3. By The Court.--The order of the Court is that the appeal is allowed with costs; the decision of this Court and of the lower appellate Court set aside with costs, and that of the Court of first instance is restored. We extend the time for payment of the mortgage money up to the 10th of September next.

[1] The judgment in this case was as follows:

Burkitt, J.

In my opinion the decision of the Additional Judge in this case cannot be supported. I entirely dissent from the novel and extraordinary doctrine laid down by the Additional Judge that, if an occupancy tenant lends money to his landlord and takes from his landlord a mortgage of an area of land, which includes his own occupancy holding, he thereupon ceases to be an occupancy tenant under some novel doctrine of merger, apparently invented for this case. If this doctrine were affirmed, the result would be that the occupancy tenant referred to would be in a much worse position after his possession as mortgagee had ceased than before. For according to the Additional Judge he would have ceased to be an occupancy tenant. I cannot assent to this doctrine. I see no reason why in such a case the occupancy tenure should be forfeited, and it is the first time I have heard such a doctrine mooted.

As to the fact that the defendant was an occupancy tenant, there can be no doubt. It is admitted that a suit for his ejectment was dismissed by the Revenue Court on the ground that he was an occupancy tenant. The Additional Judge says he was not.
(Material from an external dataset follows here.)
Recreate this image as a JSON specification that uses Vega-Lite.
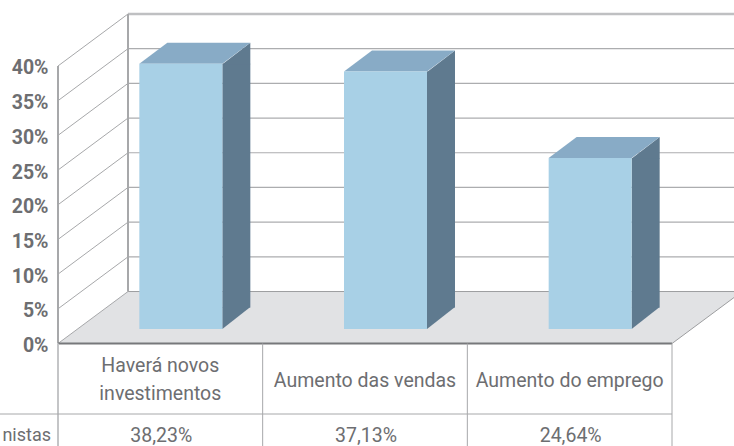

That, however, is not a matter within his cognisance to decide. It is for the rent Court--and rent Court alone--to decide the nature of a tenancy. The rent Court in this case has held that the defendant is an occupancy tenant.

The Courts below have given the plaintiff a decree for redemption on payment of one hundred and thirty rupees. As far as it goes, that decree is right. But there must be this added to it, viz., that as the defendant is an occupancy tenant, the plaintiff on redemption will not be entitled to physical possession by ouster of the defendant.

I allow this appeal as stated above with costs.